#### [Supplied material]
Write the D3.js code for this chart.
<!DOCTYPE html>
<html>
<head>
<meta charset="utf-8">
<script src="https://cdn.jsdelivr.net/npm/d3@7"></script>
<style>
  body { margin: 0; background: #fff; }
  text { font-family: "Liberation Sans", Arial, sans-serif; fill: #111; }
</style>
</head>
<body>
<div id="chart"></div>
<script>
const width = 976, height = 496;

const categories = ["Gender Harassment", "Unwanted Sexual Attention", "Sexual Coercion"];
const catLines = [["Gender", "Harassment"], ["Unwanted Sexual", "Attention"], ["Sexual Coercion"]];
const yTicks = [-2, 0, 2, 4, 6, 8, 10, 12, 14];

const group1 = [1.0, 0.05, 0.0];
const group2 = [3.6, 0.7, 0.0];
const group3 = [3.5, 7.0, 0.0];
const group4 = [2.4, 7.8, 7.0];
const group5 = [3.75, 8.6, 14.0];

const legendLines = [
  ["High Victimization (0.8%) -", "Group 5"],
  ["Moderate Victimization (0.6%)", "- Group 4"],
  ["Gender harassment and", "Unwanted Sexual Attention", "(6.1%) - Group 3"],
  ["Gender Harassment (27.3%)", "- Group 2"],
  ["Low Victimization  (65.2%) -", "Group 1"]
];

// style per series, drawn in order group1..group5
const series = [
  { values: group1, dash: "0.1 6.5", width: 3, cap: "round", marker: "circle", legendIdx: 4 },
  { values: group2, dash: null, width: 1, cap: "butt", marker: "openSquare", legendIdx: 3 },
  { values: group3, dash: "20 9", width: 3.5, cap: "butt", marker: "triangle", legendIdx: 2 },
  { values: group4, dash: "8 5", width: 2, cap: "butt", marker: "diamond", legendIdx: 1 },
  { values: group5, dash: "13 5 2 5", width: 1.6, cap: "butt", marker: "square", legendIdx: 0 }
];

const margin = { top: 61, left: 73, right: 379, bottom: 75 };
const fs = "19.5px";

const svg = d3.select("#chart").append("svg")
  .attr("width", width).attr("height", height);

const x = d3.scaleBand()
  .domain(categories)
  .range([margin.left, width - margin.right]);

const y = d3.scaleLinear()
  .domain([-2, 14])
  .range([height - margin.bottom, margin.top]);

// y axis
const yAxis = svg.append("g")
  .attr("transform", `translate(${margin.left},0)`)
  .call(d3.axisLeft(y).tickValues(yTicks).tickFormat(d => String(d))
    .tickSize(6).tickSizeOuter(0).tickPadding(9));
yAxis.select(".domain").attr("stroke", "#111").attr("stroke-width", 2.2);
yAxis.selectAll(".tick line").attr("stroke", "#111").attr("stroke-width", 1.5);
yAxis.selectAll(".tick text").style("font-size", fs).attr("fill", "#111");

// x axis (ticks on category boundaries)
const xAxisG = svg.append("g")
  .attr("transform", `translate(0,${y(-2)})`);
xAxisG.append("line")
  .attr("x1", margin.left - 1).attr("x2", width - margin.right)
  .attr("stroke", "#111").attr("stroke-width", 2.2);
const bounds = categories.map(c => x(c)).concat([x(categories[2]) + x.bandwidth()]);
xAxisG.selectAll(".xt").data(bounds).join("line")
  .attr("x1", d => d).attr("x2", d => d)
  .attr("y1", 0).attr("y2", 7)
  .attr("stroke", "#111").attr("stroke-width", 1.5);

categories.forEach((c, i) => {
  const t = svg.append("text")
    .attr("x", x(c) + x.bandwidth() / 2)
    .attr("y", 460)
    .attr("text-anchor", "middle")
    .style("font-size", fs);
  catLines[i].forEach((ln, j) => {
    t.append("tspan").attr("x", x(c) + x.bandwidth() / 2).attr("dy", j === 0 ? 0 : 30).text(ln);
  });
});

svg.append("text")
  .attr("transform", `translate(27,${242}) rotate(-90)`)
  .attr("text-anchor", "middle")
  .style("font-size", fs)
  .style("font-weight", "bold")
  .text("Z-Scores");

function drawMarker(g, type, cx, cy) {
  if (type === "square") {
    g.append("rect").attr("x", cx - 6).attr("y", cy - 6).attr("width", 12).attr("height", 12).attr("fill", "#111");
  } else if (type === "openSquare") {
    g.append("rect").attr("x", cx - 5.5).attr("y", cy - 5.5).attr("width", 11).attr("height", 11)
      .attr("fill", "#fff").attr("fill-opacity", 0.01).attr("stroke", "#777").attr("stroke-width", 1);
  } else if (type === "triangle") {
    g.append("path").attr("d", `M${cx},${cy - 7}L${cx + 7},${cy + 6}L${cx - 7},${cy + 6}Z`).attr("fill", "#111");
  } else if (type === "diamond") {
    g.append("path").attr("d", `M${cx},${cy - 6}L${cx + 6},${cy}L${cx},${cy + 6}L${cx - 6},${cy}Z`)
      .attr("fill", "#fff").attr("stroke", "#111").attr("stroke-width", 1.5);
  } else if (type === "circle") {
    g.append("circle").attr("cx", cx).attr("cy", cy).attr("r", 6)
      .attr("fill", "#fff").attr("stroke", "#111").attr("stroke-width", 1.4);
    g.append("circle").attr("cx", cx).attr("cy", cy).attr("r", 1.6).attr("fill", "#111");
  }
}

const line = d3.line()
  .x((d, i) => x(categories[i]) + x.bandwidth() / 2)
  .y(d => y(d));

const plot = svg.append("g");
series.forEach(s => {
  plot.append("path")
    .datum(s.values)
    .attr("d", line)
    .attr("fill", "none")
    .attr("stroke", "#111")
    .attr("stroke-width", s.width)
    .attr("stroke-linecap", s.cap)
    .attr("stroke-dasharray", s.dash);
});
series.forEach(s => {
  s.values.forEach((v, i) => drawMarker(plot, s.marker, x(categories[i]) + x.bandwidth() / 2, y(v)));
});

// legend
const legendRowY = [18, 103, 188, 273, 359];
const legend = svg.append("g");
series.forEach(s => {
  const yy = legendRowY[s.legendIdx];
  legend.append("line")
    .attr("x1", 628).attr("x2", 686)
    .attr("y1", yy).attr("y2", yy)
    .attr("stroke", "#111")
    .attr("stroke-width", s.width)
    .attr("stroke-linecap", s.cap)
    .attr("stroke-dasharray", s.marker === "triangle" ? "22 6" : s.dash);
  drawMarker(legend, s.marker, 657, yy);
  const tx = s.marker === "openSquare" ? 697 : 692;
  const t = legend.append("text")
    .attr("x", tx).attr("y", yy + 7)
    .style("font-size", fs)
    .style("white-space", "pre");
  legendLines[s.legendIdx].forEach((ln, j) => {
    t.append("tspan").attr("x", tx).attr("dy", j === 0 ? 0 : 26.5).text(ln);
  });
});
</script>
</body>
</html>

#### [Stated problem]
Copy all data exactly, start to finish.

#### [Problem solution]
Write the D3.js code for this chart.
<!DOCTYPE html>
<html>
<head>
<meta charset="utf-8">
<script src="https://cdn.jsdelivr.net/npm/d3@7"></script>
<style>
  body { margin: 0; background: #fff; }
  text { font-family: "Liberation Sans", Arial, sans-serif; fill: #111; }
</style>
</head>
<body>
<div id="chart"></div>
<script>
const width = 976, height = 496;

const categories = ["Gender Harassment", "Unwanted Sexual Attention", "Sexual Coercion"];
const catLines = [["Gender", "Harassment"], ["Unwanted Sexual", "Attention"], ["Sexual Coercion"]];
const yTicks = [-2, 0, 2, 4, 6, 8, 10, 12, 14];

const group1 = [1.0, 0.05, 0.0];
const group2 = [3.6, 0.7, 0.0];
const group3 = [3.5, 7.0, 0.0];
const group4 = [2.4, 7.8, 7.0];
const group5 = [3.75, 8.6, 14.0];

const legendLines = [
  ["High Victimization (0.8%) -", "Group 5"],
  ["Moderate Victimization (0.6%)", "- Group 4"],
  ["Gender harassment and", "Unwanted Sexual Attention", "(6.1%) - Group 3"],
  ["Gender Harassment (27.3%)", "- Group 2"],
  ["Low Victimization  (65.2%) -", "Group 1"]
];

// style per series, drawn in order group1..group5
const series = [
  { values: group1, dash: "0.1 6.5", width: 3, cap: "round", marker: "circle", legendIdx: 4 },
  { values: group2, dash: null, width: 1, cap: "butt", marker: "openSquare", legendIdx: 3 },
  { values: group3, dash: "20 9", width: 3.5, cap: "butt", marker: "triangle", legendIdx: 2 },
  { values: group4, dash: "8 5", width: 2, cap: "butt", marker: "diamond", legendIdx: 1 },
  { values: group5, dash: "13 5 2 5", width: 1.6, cap: "butt", marker: "square", legendIdx: 0 }
];

const margin = { top: 61, left: 73, right: 379, bottom: 75 };
const fs = "19.5px";

const svg = d3.select("#chart").append("svg")
  .attr("width", width).attr("height", height);

const x = d3.scaleBand()
  .domain(categories)
  .range([margin.left, width - margin.right]);

const y = d3.scaleLinear()
  .domain([-2, 14])
  .range([height - margin.bottom, margin.top]);

// y axis
const yAxis = svg.append("g")
  .attr("transform", `translate(${margin.left},0)`)
  .call(d3.axisLeft(y).tickValues(yTicks).tickFormat(d => String(d))
    .tickSize(6).tickSizeOuter(0).tickPadding(9));
yAxis.select(".domain").attr("stroke", "#111").attr("stroke-width", 2.2);
yAxis.selectAll(".tick line").attr("stroke", "#111").attr("stroke-width", 1.5);
yAxis.selectAll(".tick text").style("font-size", fs).attr("fill", "#111");

// x axis (ticks on category boundaries)
const xAxisG = svg.append("g")
  .attr("transform", `translate(0,${y(-2)})`);
xAxisG.append("line")
  .attr("x1", margin.left - 1).attr("x2", width - margin.right)
  .attr("stroke", "#111").attr("stroke-width", 2.2);
const bounds = categories.map(c => x(c)).concat([x(categories[2]) + x.bandwidth()]);
xAxisG.selectAll(".xt").data(bounds).join("line")
  .attr("x1", d => d).attr("x2", d => d)
  .attr("y1", 0).attr("y2", 7)
  .attr("stroke", "#111").attr("stroke-width", 1.5);

categories.forEach((c, i) => {
  const t = svg.append("text")
    .attr("x", x(c) + x.bandwidth() / 2)
    .attr("y", 460)
    .attr("text-anchor", "middle")
    .style("font-size", fs);
  catLines[i].forEach((ln, j) => {
    t.append("tspan").attr("x", x(c) + x.bandwidth() / 2).attr("dy", j === 0 ? 0 : 30).text(ln);
  });
});

svg.append("text")
  .attr("transform", `translate(27,${242}) rotate(-90)`)
  .attr("text-anchor", "middle")
  .style("font-size", fs)
  .style("font-weight", "bold")
  .text("Z-Scores");

function drawMarker(g, type, cx, cy) {
  if (type === "square") {
    g.append("rect").attr("x", cx - 6).attr("y", cy - 6).attr("width", 12).attr("height", 12).attr("fill", "#111");
  } else if (type === "openSquare") {
    g.append("rect").attr("x", cx - 5.5).attr("y", cy - 5.5).attr("width", 11).attr("height", 11)
      .attr("fill", "#fff").attr("fill-opacity", 0.01).attr("stroke", "#777").attr("stroke-width", 1);
  } else if (type === "triangle") {
    g.append("path").attr("d", `M${cx},${cy - 7}L${cx + 7},${cy + 6}L${cx - 7},${cy + 6}Z`).attr("fill", "#111");
  } else if (type === "diamond") {
    g.append("path").attr("d", `M${cx},${cy - 6}L${cx + 6},${cy}L${cx},${cy + 6}L${cx - 6},${cy}Z`)
      .attr("fill", "#fff").attr("stroke", "#111").attr("stroke-width", 1.5);
  } else if (type === "circle") {
    g.append("circle").attr("cx", cx).attr("cy", cy).attr("r", 6)
      .attr("fill", "#fff").attr("stroke", "#111").attr("stroke-width", 1.4);
    g.append("circle").attr("cx", cx).attr("cy", cy).attr("r", 1.6).attr("fill", "#111");
  }
}

const line = d3.line()
  .x((d, i) => x(categories[i]) + x.bandwidth() / 2)
  .y(d => y(d));

const plot = svg.append("g");
series.forEach(s => {
  plot.append("path")
    .datum(s.values)
    .attr("d", line)
    .attr("fill", "none")
    .attr("stroke", "#111")
    .attr("stroke-width", s.width)
    .attr("stroke-linecap", s.cap)
    .attr("stroke-dasharray", s.dash);
});
series.forEach(s => {
  s.values.forEach((v, i) => drawMarker(plot, s.marker, x(categories[i]) + x.bandwidth() / 2, y(v)));
});

// legend
const legendRowY = [18, 103, 188, 273, 359];
const legend = svg.append("g");
series.forEach(s => {
  const yy = legendRowY[s.legendIdx];
  legend.append("line")
    .attr("x1", 628).attr("x2", 686)
    .attr("y1", yy).attr("y2", yy)
    .attr("stroke", "#111")
    .attr("stroke-width", s.width)
    .attr("stroke-linecap", s.cap)
    .attr("stroke-dasharray", s.marker === "triangle" ? "22 6" : s.dash);
  drawMarker(legend, s.marker, 657, yy);
  const tx = s.marker === "openSquare" ? 697 : 692;
  const t = legend.append("text")
    .attr("x", tx).attr("y", yy + 7)
    .style("font-size", fs)
    .style("white-space", "pre");
  legendLines[s.legendIdx].forEach((ln, j) => {
    t.append("tspan").attr("x", tx).attr("dy", j === 0 ? 0 : 26.5).text(ln);
  });
});
</script>
</body>
</html>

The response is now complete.